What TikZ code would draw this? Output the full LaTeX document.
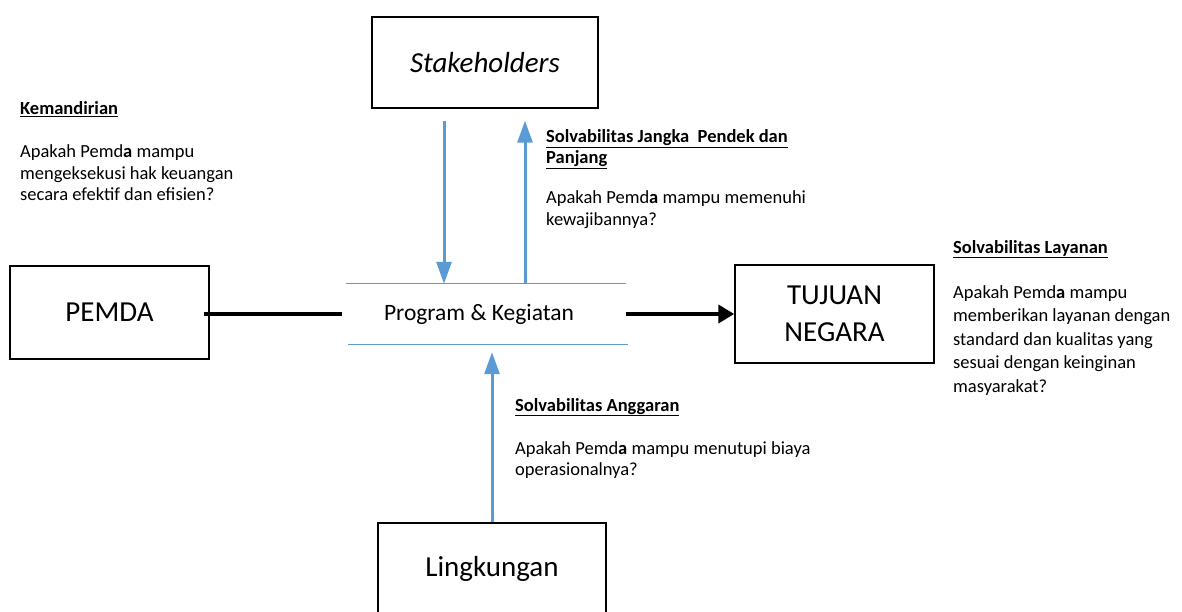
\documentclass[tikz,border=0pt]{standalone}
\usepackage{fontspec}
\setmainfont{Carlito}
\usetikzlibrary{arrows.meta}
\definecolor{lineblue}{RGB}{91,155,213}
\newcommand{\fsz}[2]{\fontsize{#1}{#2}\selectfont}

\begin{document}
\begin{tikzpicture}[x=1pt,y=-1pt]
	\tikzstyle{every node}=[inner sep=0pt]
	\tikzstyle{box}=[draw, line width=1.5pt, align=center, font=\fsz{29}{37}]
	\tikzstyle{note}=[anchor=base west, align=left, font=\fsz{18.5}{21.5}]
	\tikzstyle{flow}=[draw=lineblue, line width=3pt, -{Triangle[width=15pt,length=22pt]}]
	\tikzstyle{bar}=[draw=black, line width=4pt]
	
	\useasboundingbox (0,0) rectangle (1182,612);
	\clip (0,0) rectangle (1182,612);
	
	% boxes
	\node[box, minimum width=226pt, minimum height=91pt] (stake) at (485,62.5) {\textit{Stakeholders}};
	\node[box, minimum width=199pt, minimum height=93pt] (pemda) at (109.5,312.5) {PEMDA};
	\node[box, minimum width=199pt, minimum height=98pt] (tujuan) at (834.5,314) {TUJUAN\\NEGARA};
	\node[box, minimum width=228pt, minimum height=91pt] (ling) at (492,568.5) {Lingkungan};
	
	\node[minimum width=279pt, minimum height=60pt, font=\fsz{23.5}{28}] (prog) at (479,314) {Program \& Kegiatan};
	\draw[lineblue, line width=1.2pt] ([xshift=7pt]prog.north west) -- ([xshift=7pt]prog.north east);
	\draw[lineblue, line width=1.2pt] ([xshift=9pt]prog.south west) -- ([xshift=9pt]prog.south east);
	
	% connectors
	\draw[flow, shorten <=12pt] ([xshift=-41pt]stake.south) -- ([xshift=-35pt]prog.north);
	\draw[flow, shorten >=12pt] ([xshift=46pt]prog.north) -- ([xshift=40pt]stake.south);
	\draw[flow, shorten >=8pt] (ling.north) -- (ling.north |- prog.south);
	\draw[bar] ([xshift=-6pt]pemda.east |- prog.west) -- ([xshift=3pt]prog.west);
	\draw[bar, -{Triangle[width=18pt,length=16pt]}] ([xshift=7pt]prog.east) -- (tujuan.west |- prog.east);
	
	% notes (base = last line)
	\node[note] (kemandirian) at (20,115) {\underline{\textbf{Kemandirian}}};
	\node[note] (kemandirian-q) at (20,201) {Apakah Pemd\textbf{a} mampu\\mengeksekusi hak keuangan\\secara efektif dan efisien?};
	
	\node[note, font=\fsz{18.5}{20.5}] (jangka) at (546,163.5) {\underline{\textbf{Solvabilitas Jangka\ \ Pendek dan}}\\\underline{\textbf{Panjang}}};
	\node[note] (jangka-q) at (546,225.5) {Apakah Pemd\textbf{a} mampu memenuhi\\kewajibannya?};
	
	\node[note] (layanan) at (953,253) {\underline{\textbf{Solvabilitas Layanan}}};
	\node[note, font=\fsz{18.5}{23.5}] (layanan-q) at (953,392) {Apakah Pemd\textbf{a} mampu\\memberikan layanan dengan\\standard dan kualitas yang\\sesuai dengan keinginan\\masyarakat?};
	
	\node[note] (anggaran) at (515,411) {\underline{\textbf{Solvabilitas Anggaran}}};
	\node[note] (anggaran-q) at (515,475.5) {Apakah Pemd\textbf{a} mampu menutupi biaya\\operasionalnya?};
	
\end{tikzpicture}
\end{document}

──────

» Task to complete:
Make an exact copy of the data, leaving its pictures out.

» Output of the task:
What TikZ code would draw this? Output the full LaTeX document.
\documentclass[tikz,border=0pt]{standalone}
\usepackage{fontspec}
\setmainfont{Carlito}
\usetikzlibrary{arrows.meta}
\definecolor{lineblue}{RGB}{91,155,213}
\newcommand{\fsz}[2]{\fontsize{#1}{#2}\selectfont}

\begin{document}
\begin{tikzpicture}[x=1pt,y=-1pt]
	\tikzstyle{every node}=[inner sep=0pt]
	\tikzstyle{box}=[draw, line width=1.5pt, align=center, font=\fsz{29}{37}]
	\tikzstyle{note}=[anchor=base west, align=left, font=\fsz{18.5}{21.5}]
	\tikzstyle{flow}=[draw=lineblue, line width=3pt, -{Triangle[width=15pt,length=22pt]}]
	\tikzstyle{bar}=[draw=black, line width=4pt]
	
	\useasboundingbox (0,0) rectangle (1182,612);
	\clip (0,0) rectangle (1182,612);
	
	% boxes
	\node[box, minimum width=226pt, minimum height=91pt] (stake) at (485,62.5) {\textit{Stakeholders}};
	\node[box, minimum width=199pt, minimum height=93pt] (pemda) at (109.5,312.5) {PEMDA};
	\node[box, minimum width=199pt, minimum height=98pt] (tujuan) at (834.5,314) {TUJUAN\\NEGARA};
	\node[box, minimum width=228pt, minimum height=91pt] (ling) at (492,568.5) {Lingkungan};
	
	\node[minimum width=279pt, minimum height=60pt, font=\fsz{23.5}{28}] (prog) at (479,314) {Program \& Kegiatan};
	\draw[lineblue, line width=1.2pt] ([xshift=7pt]prog.north west) -- ([xshift=7pt]prog.north east);
	\draw[lineblue, line width=1.2pt] ([xshift=9pt]prog.south west) -- ([xshift=9pt]prog.south east);
	
	% connectors
	\draw[flow, shorten <=12pt] ([xshift=-41pt]stake.south) -- ([xshift=-35pt]prog.north);
	\draw[flow, shorten >=12pt] ([xshift=46pt]prog.north) -- ([xshift=40pt]stake.south);
	\draw[flow, shorten >=8pt] (ling.north) -- (ling.north |- prog.south);
	\draw[bar] ([xshift=-6pt]pemda.east |- prog.west) -- ([xshift=3pt]prog.west);
	\draw[bar, -{Triangle[width=18pt,length=16pt]}] ([xshift=7pt]prog.east) -- (tujuan.west |- prog.east);
	
	% notes (base = last line)
	\node[note] (kemandirian) at (20,115) {\underline{\textbf{Kemandirian}}};
	\node[note] (kemandirian-q) at (20,201) {Apakah Pemd\textbf{a} mampu\\mengeksekusi hak keuangan\\secara efektif dan efisien?};
	
	\node[note, font=\fsz{18.5}{20.5}] (jangka) at (546,163.5) {\underline{\textbf{Solvabilitas Jangka\ \ Pendek dan}}\\\underline{\textbf{Panjang}}};
	\node[note] (jangka-q) at (546,225.5) {Apakah Pemd\textbf{a} mampu memenuhi\\kewajibannya?};
	
	\node[note] (layanan) at (953,253) {\underline{\textbf{Solvabilitas Layanan}}};
	\node[note, font=\fsz{18.5}{23.5}] (layanan-q) at (953,392) {Apakah Pemd\textbf{a} mampu\\memberikan layanan dengan\\standard dan kualitas yang\\sesuai dengan keinginan\\masyarakat?};
	
	\node[note] (anggaran) at (515,411) {\underline{\textbf{Solvabilitas Anggaran}}};
	\node[note] (anggaran-q) at (515,475.5) {Apakah Pemd\textbf{a} mampu menutupi biaya\\operasionalnya?};
	
\end{tikzpicture}
\end{document}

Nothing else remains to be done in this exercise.